When the time finally came for her to get her stitches, and she once again gave in to tears, the nurses coaxed her back into a calm place, joking, asking about her friends, her cat, and her dog, distracting and cheering her. And each time she started sinking back into panic, they pulled her back up again.
It must be such hard work, being that nice all the time. Even I, Ms Positivity, was exhausted by having to remain upbeat and entertaining, and it was my own daughter I was trying to cheer.
When I was in labour with my firstborn, there was a midwife who attended me, keeping me calm, reassuring me. Her shift ended well before I gave birth, but she promised that she would stay with me until the end, which she did, offering me the comfort and confidence to birth my son. I will never forget her kindness, yet I can't recall her name, or even her face. Just the fact that she made me feel safe, giving up her own time for a complete stranger.
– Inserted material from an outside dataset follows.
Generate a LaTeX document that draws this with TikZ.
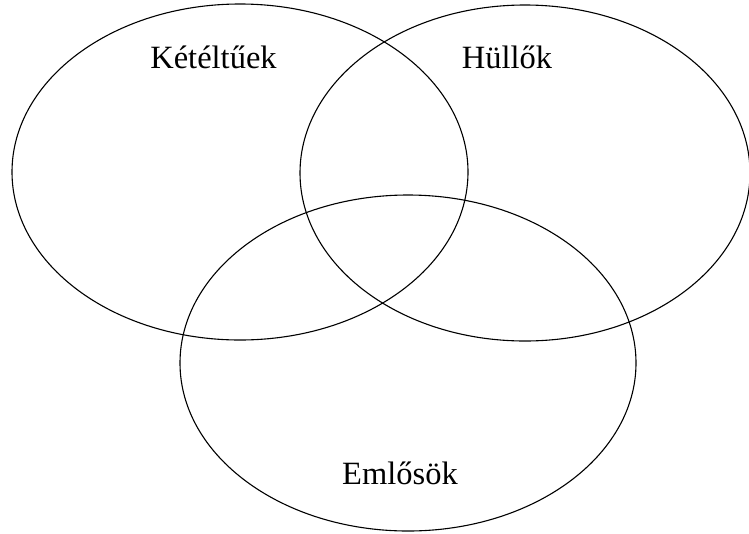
\documentclass[tikz,border=0pt]{standalone}
\usepackage{fontspec}
\setmainfont{Liberation Serif}
\usetikzlibrary{shapes.geometric}
\begin{document}
\begin{tikzpicture}[x=1pt,y=-1pt,
  setellipse/.style={draw=black,line width=1.1pt,ellipse,inner sep=0pt,minimum width=456pt,minimum height=336pt},
  setlabel/.style={anchor=base,inner sep=0pt,font=\fontsize{32.5}{38}\selectfont}]
\useasboundingbox (0,0) rectangle (749,533);
\node[setellipse] (amph) at (240,172) {};
\node[setellipse,minimum width=450pt] (rept) at (525,173) {};
\node[setellipse] (mamm) at (408,363) {};
\node[setlabel] (lamph) at (213.5,68) {Kétéltűek};
\node[setlabel] (lrept) at (507,68) {Hüllők};
\node[setlabel] (lmamm) at (400,484) {Emlősök};
\end{tikzpicture}
\end{document}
When the stitches were finally done, and we settled in back at home over our pizza, my son asked my daughter how it had felt. Did stitches hurt? She replied that she'd been very dizzy, because of the laughing gas they'd given her, and so didn't remember much. But she did recall that there was someone with her, stroking her head and telling her "It's OK".
"Who was that lady?", my daughter asked me, a puzzled look on her face. She was a nurse, I replied. Yet once again, I couldn't give her a name, or tell her any more about this kind woman who had briefly stepped into her life, staying beside her until she was no longer frightened, then moving on, to the next complete stranger who needed help. An ordinary day at work for her, but one that had made such a huge difference to a frightened little girl.